* **The problem**: In your copy, leave out the pictures; write out all the data exactly.

* **Recorded data**:
··········

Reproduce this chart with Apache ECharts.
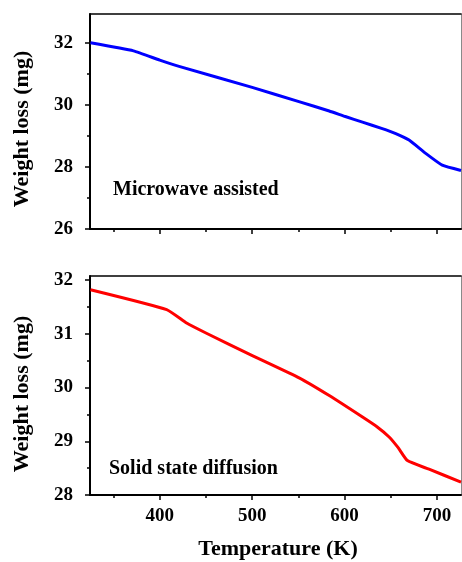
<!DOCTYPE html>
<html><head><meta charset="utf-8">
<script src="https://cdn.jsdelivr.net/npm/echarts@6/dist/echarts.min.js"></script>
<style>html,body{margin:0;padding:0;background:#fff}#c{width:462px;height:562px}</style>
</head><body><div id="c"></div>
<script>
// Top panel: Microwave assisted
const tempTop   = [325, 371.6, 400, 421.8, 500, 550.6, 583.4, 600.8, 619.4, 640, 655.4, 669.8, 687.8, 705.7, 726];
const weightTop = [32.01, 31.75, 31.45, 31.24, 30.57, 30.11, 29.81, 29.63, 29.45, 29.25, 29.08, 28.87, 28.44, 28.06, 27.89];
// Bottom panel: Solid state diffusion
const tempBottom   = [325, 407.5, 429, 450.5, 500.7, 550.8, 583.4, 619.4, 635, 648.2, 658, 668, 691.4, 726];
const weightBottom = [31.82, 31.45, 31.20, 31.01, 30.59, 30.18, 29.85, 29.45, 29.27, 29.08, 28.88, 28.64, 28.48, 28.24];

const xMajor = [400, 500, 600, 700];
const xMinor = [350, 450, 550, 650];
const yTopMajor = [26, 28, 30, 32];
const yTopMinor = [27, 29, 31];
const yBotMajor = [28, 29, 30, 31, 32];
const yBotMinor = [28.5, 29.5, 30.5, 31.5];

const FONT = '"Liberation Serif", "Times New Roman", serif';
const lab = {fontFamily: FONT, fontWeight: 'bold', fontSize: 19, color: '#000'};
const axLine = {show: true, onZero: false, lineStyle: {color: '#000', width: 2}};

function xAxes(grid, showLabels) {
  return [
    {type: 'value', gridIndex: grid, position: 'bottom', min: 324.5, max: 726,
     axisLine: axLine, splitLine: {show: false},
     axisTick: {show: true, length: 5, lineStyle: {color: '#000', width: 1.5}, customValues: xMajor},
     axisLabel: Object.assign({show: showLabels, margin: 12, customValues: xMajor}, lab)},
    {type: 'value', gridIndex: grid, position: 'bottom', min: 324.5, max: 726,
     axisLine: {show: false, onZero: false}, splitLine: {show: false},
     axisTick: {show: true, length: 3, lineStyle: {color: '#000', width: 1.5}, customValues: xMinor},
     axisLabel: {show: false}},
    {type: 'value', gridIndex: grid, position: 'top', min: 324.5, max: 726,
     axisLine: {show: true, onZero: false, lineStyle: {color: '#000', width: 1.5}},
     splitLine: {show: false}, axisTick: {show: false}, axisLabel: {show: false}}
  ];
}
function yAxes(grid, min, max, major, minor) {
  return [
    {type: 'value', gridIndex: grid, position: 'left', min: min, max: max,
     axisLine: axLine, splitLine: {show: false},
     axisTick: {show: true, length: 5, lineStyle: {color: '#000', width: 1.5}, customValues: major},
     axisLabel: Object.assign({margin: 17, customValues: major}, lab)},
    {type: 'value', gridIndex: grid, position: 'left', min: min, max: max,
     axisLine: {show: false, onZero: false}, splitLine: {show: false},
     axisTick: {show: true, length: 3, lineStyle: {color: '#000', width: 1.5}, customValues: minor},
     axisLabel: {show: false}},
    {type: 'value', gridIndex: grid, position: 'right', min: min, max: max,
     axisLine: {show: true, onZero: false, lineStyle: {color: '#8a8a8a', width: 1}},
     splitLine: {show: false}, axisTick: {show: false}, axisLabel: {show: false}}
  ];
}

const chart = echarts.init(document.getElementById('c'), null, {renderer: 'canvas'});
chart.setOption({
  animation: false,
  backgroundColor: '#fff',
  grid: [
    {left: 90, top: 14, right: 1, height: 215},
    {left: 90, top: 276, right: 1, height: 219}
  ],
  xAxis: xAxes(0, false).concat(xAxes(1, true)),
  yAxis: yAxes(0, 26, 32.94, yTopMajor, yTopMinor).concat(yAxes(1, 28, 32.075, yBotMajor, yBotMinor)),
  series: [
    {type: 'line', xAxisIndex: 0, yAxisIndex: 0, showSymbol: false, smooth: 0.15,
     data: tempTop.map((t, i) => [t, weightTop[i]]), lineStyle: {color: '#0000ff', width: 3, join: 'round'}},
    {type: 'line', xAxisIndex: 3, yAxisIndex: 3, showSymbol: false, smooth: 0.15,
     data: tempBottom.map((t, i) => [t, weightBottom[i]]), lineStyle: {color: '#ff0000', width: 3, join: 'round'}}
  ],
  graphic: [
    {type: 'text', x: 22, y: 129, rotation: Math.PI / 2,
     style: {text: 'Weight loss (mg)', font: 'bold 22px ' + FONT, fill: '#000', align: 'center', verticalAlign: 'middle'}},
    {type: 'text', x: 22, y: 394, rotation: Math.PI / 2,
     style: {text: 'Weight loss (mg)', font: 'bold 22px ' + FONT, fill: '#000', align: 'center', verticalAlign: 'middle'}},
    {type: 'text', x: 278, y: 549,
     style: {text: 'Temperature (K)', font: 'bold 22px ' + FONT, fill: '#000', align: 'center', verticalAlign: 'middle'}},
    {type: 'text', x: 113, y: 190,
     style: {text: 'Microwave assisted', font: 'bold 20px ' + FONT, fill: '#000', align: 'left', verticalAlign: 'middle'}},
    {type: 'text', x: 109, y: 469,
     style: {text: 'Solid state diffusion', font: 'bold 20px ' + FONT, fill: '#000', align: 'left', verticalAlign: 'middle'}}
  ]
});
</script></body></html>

··········

* **Response to this exercise**:
Reproduce this chart with Apache ECharts.
<!DOCTYPE html>
<html><head><meta charset="utf-8">
<script src="https://cdn.jsdelivr.net/npm/echarts@6/dist/echarts.min.js"></script>
<style>html,body{margin:0;padding:0;background:#fff}#c{width:462px;height:562px}</style>
</head><body><div id="c"></div>
<script>
// Top panel: Microwave assisted
const tempTop   = [325, 371.6, 400, 421.8, 500, 550.6, 583.4, 600.8, 619.4, 640, 655.4, 669.8, 687.8, 705.7, 726];
const weightTop = [32.01, 31.75, 31.45, 31.24, 30.57, 30.11, 29.81, 29.63, 29.45, 29.25, 29.08, 28.87, 28.44, 28.06, 27.89];
// Bottom panel: Solid state diffusion
const tempBottom   = [325, 407.5, 429, 450.5, 500.7, 550.8, 583.4, 619.4, 635, 648.2, 658, 668, 691.4, 726];
const weightBottom = [31.82, 31.45, 31.20, 31.01, 30.59, 30.18, 29.85, 29.45, 29.27, 29.08, 28.88, 28.64, 28.48, 28.24];

const xMajor = [400, 500, 600, 700];
const xMinor = [350, 450, 550, 650];
const yTopMajor = [26, 28, 30, 32];
const yTopMinor = [27, 29, 31];
const yBotMajor = [28, 29, 30, 31, 32];
const yBotMinor = [28.5, 29.5, 30.5, 31.5];

const FONT = '"Liberation Serif", "Times New Roman", serif';
const lab = {fontFamily: FONT, fontWeight: 'bold', fontSize: 19, color: '#000'};
const axLine = {show: true, onZero: false, lineStyle: {color: '#000', width: 2}};

function xAxes(grid, showLabels) {
  return [
    {type: 'value', gridIndex: grid, position: 'bottom', min: 324.5, max: 726,
     axisLine: axLine, splitLine: {show: false},
     axisTick: {show: true, length: 5, lineStyle: {color: '#000', width: 1.5}, customValues: xMajor},
     axisLabel: Object.assign({show: showLabels, margin: 12, customValues: xMajor}, lab)},
    {type: 'value', gridIndex: grid, position: 'bottom', min: 324.5, max: 726,
     axisLine: {show: false, onZero: false}, splitLine: {show: false},
     axisTick: {show: true, length: 3, lineStyle: {color: '#000', width: 1.5}, customValues: xMinor},
     axisLabel: {show: false}},
    {type: 'value', gridIndex: grid, position: 'top', min: 324.5, max: 726,
     axisLine: {show: true, onZero: false, lineStyle: {color: '#000', width: 1.5}},
     splitLine: {show: false}, axisTick: {show: false}, axisLabel: {show: false}}
  ];
}
function yAxes(grid, min, max, major, minor) {
  return [
    {type: 'value', gridIndex: grid, position: 'left', min: min, max: max,
     axisLine: axLine, splitLine: {show: false},
     axisTick: {show: true, length: 5, lineStyle: {color: '#000', width: 1.5}, customValues: major},
     axisLabel: Object.assign({margin: 17, customValues: major}, lab)},
    {type: 'value', gridIndex: grid, position: 'left', min: min, max: max,
     axisLine: {show: false, onZero: false}, splitLine: {show: false},
     axisTick: {show: true, length: 3, lineStyle: {color: '#000', width: 1.5}, customValues: minor},
     axisLabel: {show: false}},
    {type: 'value', gridIndex: grid, position: 'right', min: min, max: max,
     axisLine: {show: true, onZero: false, lineStyle: {color: '#8a8a8a', width: 1}},
     splitLine: {show: false}, axisTick: {show: false}, axisLabel: {show: false}}
  ];
}

const chart = echarts.init(document.getElementById('c'), null, {renderer: 'canvas'});
chart.setOption({
  animation: false,
  backgroundColor: '#fff',
  grid: [
    {left: 90, top: 14, right: 1, height: 215},
    {left: 90, top: 276, right: 1, height: 219}
  ],
  xAxis: xAxes(0, false).concat(xAxes(1, true)),
  yAxis: yAxes(0, 26, 32.94, yTopMajor, yTopMinor).concat(yAxes(1, 28, 32.075, yBotMajor, yBotMinor)),
  series: [
    {type: 'line', xAxisIndex: 0, yAxisIndex: 0, showSymbol: false, smooth: 0.15,
     data: tempTop.map((t, i) => [t, weightTop[i]]), lineStyle: {color: '#0000ff', width: 3, join: 'round'}},
    {type: 'line', xAxisIndex: 3, yAxisIndex: 3, showSymbol: false, smooth: 0.15,
     data: tempBottom.map((t, i) => [t, weightBottom[i]]), lineStyle: {color: '#ff0000', width: 3, join: 'round'}}
  ],
  graphic: [
    {type: 'text', x: 22, y: 129, rotation: Math.PI / 2,
     style: {text: 'Weight loss (mg)', font: 'bold 22px ' + FONT, fill: '#000', align: 'center', verticalAlign: 'middle'}},
    {type: 'text', x: 22, y: 394, rotation: Math.PI / 2,
     style: {text: 'Weight loss (mg)', font: 'bold 22px ' + FONT, fill: '#000', align: 'center', verticalAlign: 'middle'}},
    {type: 'text', x: 278, y: 549,
     style: {text: 'Temperature (K)', font: 'bold 22px ' + FONT, fill: '#000', align: 'center', verticalAlign: 'middle'}},
    {type: 'text', x: 113, y: 190,
     style: {text: 'Microwave assisted', font: 'bold 20px ' + FONT, fill: '#000', align: 'left', verticalAlign: 'middle'}},
    {type: 'text', x: 109, y: 469,
     style: {text: 'Solid state diffusion', font: 'bold 20px ' + FONT, fill: '#000', align: 'left', verticalAlign: 'middle'}}
  ]
});
</script></body></html>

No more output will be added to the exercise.